### REQUIRED TASK
The data must be returned in full and exactly as given.

### GIVEN DATA
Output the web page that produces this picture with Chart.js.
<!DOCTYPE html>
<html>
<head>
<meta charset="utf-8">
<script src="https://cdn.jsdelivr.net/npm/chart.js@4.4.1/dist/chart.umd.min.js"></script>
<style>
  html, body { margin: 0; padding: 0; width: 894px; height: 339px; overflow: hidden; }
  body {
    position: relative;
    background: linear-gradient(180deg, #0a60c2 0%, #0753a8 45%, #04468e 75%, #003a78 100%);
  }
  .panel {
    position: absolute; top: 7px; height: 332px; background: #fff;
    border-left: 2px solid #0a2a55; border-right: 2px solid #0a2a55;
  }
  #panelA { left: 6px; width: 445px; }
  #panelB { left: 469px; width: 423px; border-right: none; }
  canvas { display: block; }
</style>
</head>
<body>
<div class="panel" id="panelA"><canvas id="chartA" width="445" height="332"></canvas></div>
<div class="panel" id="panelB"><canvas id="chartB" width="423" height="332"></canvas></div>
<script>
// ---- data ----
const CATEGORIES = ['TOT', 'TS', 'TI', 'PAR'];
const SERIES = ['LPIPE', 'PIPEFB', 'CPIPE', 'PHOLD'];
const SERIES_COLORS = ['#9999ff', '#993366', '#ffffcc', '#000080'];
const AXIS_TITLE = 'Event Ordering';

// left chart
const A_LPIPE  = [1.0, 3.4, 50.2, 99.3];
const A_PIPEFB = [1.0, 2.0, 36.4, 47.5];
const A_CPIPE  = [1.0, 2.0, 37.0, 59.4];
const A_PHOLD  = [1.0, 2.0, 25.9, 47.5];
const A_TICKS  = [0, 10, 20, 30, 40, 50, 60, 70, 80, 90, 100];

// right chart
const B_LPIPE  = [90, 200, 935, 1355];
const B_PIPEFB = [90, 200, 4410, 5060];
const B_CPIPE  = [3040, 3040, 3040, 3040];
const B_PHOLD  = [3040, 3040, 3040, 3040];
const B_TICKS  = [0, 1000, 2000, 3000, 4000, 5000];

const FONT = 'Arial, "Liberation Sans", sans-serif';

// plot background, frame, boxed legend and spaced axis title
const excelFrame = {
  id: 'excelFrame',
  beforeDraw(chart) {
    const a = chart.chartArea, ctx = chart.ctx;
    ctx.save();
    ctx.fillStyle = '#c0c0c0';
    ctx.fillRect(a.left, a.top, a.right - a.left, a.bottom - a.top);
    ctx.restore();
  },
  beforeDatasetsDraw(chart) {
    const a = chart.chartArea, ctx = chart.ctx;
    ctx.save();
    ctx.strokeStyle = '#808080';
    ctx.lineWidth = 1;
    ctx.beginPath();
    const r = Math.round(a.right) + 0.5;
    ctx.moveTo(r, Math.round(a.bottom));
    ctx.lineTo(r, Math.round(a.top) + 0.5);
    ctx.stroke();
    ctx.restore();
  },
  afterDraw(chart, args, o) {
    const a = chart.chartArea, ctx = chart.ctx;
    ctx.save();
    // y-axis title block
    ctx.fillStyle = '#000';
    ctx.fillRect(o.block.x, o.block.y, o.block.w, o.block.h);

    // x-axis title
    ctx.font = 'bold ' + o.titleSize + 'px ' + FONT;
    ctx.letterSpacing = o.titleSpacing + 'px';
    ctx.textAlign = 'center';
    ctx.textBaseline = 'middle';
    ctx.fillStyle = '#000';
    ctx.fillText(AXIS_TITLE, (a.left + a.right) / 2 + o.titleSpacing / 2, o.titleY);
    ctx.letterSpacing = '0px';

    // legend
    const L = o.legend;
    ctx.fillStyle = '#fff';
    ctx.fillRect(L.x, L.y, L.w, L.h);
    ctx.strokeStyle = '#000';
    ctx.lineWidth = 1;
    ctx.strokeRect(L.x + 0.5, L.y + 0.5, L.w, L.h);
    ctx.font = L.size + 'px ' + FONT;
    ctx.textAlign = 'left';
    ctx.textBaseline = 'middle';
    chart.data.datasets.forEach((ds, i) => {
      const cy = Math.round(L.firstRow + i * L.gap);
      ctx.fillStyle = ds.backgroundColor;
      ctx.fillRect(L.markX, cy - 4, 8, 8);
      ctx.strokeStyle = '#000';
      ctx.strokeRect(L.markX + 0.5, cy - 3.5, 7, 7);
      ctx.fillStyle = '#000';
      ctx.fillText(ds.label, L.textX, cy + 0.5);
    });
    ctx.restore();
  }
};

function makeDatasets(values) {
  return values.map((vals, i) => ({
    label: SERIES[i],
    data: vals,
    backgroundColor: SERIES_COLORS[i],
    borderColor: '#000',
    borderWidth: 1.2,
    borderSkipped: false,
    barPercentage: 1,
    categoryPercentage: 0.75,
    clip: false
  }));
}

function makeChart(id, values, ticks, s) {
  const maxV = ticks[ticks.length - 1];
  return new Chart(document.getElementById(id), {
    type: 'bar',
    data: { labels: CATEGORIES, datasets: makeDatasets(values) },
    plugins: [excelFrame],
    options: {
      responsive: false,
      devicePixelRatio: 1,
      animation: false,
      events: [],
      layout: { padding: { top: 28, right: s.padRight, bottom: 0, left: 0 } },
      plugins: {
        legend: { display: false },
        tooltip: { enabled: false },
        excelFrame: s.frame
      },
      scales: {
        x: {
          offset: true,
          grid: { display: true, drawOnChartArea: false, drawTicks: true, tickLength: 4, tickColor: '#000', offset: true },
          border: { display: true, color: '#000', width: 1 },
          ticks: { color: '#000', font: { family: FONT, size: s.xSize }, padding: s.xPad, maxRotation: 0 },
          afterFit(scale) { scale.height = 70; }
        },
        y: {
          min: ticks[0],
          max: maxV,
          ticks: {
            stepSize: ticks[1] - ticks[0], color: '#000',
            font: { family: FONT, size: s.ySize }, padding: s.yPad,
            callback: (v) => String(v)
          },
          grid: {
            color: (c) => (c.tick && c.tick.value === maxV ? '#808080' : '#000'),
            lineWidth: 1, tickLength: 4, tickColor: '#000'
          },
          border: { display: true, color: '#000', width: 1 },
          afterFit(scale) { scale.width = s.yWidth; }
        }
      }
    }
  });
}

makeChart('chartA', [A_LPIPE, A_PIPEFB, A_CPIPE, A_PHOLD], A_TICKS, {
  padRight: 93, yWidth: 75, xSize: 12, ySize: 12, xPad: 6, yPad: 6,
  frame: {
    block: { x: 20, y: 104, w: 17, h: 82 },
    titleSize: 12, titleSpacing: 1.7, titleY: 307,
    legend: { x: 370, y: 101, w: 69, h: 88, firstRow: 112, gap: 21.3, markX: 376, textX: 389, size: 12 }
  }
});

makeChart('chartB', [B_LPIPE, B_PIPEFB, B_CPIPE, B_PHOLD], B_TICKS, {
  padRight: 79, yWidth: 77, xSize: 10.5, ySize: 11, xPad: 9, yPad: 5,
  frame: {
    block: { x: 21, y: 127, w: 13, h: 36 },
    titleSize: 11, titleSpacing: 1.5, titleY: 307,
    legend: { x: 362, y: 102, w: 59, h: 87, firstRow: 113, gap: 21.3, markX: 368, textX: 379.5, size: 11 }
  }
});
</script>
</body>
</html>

### ANSWER TO THIS PROBLEM
Output the web page that produces this picture with Chart.js.
<!DOCTYPE html>
<html>
<head>
<meta charset="utf-8">
<script src="https://cdn.jsdelivr.net/npm/chart.js@4.4.1/dist/chart.umd.min.js"></script>
<style>
  html, body { margin: 0; padding: 0; width: 894px; height: 339px; overflow: hidden; }
  body {
    position: relative;
    background: linear-gradient(180deg, #0a60c2 0%, #0753a8 45%, #04468e 75%, #003a78 100%);
  }
  .panel {
    position: absolute; top: 7px; height: 332px; background: #fff;
    border-left: 2px solid #0a2a55; border-right: 2px solid #0a2a55;
  }
  #panelA { left: 6px; width: 445px; }
  #panelB { left: 469px; width: 423px; border-right: none; }
  canvas { display: block; }
</style>
</head>
<body>
<div class="panel" id="panelA"><canvas id="chartA" width="445" height="332"></canvas></div>
<div class="panel" id="panelB"><canvas id="chartB" width="423" height="332"></canvas></div>
<script>
// ---- data ----
const CATEGORIES = ['TOT', 'TS', 'TI', 'PAR'];
const SERIES = ['LPIPE', 'PIPEFB', 'CPIPE', 'PHOLD'];
const SERIES_COLORS = ['#9999ff', '#993366', '#ffffcc', '#000080'];
const AXIS_TITLE = 'Event Ordering';

// left chart
const A_LPIPE  = [1.0, 3.4, 50.2, 99.3];
const A_PIPEFB = [1.0, 2.0, 36.4, 47.5];
const A_CPIPE  = [1.0, 2.0, 37.0, 59.4];
const A_PHOLD  = [1.0, 2.0, 25.9, 47.5];
const A_TICKS  = [0, 10, 20, 30, 40, 50, 60, 70, 80, 90, 100];

// right chart
const B_LPIPE  = [90, 200, 935, 1355];
const B_PIPEFB = [90, 200, 4410, 5060];
const B_CPIPE  = [3040, 3040, 3040, 3040];
const B_PHOLD  = [3040, 3040, 3040, 3040];
const B_TICKS  = [0, 1000, 2000, 3000, 4000, 5000];

const FONT = 'Arial, "Liberation Sans", sans-serif';

// plot background, frame, boxed legend and spaced axis title
const excelFrame = {
  id: 'excelFrame',
  beforeDraw(chart) {
    const a = chart.chartArea, ctx = chart.ctx;
    ctx.save();
    ctx.fillStyle = '#c0c0c0';
    ctx.fillRect(a.left, a.top, a.right - a.left, a.bottom - a.top);
    ctx.restore();
  },
  beforeDatasetsDraw(chart) {
    const a = chart.chartArea, ctx = chart.ctx;
    ctx.save();
    ctx.strokeStyle = '#808080';
    ctx.lineWidth = 1;
    ctx.beginPath();
    const r = Math.round(a.right) + 0.5;
    ctx.moveTo(r, Math.round(a.bottom));
    ctx.lineTo(r, Math.round(a.top) + 0.5);
    ctx.stroke();
    ctx.restore();
  },
  afterDraw(chart, args, o) {
    const a = chart.chartArea, ctx = chart.ctx;
    ctx.save();
    // y-axis title block
    ctx.fillStyle = '#000';
    ctx.fillRect(o.block.x, o.block.y, o.block.w, o.block.h);

    // x-axis title
    ctx.font = 'bold ' + o.titleSize + 'px ' + FONT;
    ctx.letterSpacing = o.titleSpacing + 'px';
    ctx.textAlign = 'center';
    ctx.textBaseline = 'middle';
    ctx.fillStyle = '#000';
    ctx.fillText(AXIS_TITLE, (a.left + a.right) / 2 + o.titleSpacing / 2, o.titleY);
    ctx.letterSpacing = '0px';

    // legend
    const L = o.legend;
    ctx.fillStyle = '#fff';
    ctx.fillRect(L.x, L.y, L.w, L.h);
    ctx.strokeStyle = '#000';
    ctx.lineWidth = 1;
    ctx.strokeRect(L.x + 0.5, L.y + 0.5, L.w, L.h);
    ctx.font = L.size + 'px ' + FONT;
    ctx.textAlign = 'left';
    ctx.textBaseline = 'middle';
    chart.data.datasets.forEach((ds, i) => {
      const cy = Math.round(L.firstRow + i * L.gap);
      ctx.fillStyle = ds.backgroundColor;
      ctx.fillRect(L.markX, cy - 4, 8, 8);
      ctx.strokeStyle = '#000';
      ctx.strokeRect(L.markX + 0.5, cy - 3.5, 7, 7);
      ctx.fillStyle = '#000';
      ctx.fillText(ds.label, L.textX, cy + 0.5);
    });
    ctx.restore();
  }
};

function makeDatasets(values) {
  return values.map((vals, i) => ({
    label: SERIES[i],
    data: vals,
    backgroundColor: SERIES_COLORS[i],
    borderColor: '#000',
    borderWidth: 1.2,
    borderSkipped: false,
    barPercentage: 1,
    categoryPercentage: 0.75,
    clip: false
  }));
}

function makeChart(id, values, ticks, s) {
  const maxV = ticks[ticks.length - 1];
  return new Chart(document.getElementById(id), {
    type: 'bar',
    data: { labels: CATEGORIES, datasets: makeDatasets(values) },
    plugins: [excelFrame],
    options: {
      responsive: false,
      devicePixelRatio: 1,
      animation: false,
      events: [],
      layout: { padding: { top: 28, right: s.padRight, bottom: 0, left: 0 } },
      plugins: {
        legend: { display: false },
        tooltip: { enabled: false },
        excelFrame: s.frame
      },
      scales: {
        x: {
          offset: true,
          grid: { display: true, drawOnChartArea: false, drawTicks: true, tickLength: 4, tickColor: '#000', offset: true },
          border: { display: true, color: '#000', width: 1 },
          ticks: { color: '#000', font: { family: FONT, size: s.xSize }, padding: s.xPad, maxRotation: 0 },
          afterFit(scale) { scale.height = 70; }
        },
        y: {
          min: ticks[0],
          max: maxV,
          ticks: {
            stepSize: ticks[1] - ticks[0], color: '#000',
            font: { family: FONT, size: s.ySize }, padding: s.yPad,
            callback: (v) => String(v)
          },
          grid: {
            color: (c) => (c.tick && c.tick.value === maxV ? '#808080' : '#000'),
            lineWidth: 1, tickLength: 4, tickColor: '#000'
          },
          border: { display: true, color: '#000', width: 1 },
          afterFit(scale) { scale.width = s.yWidth; }
        }
      }
    }
  });
}

makeChart('chartA', [A_LPIPE, A_PIPEFB, A_CPIPE, A_PHOLD], A_TICKS, {
  padRight: 93, yWidth: 75, xSize: 12, ySize: 12, xPad: 6, yPad: 6,
  frame: {
    block: { x: 20, y: 104, w: 17, h: 82 },
    titleSize: 12, titleSpacing: 1.7, titleY: 307,
    legend: { x: 370, y: 101, w: 69, h: 88, firstRow: 112, gap: 21.3, markX: 376, textX: 389, size: 12 }
  }
});

makeChart('chartB', [B_LPIPE, B_PIPEFB, B_CPIPE, B_PHOLD], B_TICKS, {
  padRight: 79, yWidth: 77, xSize: 10.5, ySize: 11, xPad: 9, yPad: 5,
  frame: {
    block: { x: 21, y: 127, w: 13, h: 36 },
    titleSize: 11, titleSpacing: 1.5, titleY: 307,
    legend: { x: 362, y: 102, w: 59, h: 87, firstRow: 113, gap: 21.3, markX: 368, textX: 379.5, size: 11 }
  }
});
</script>
</body>
</html>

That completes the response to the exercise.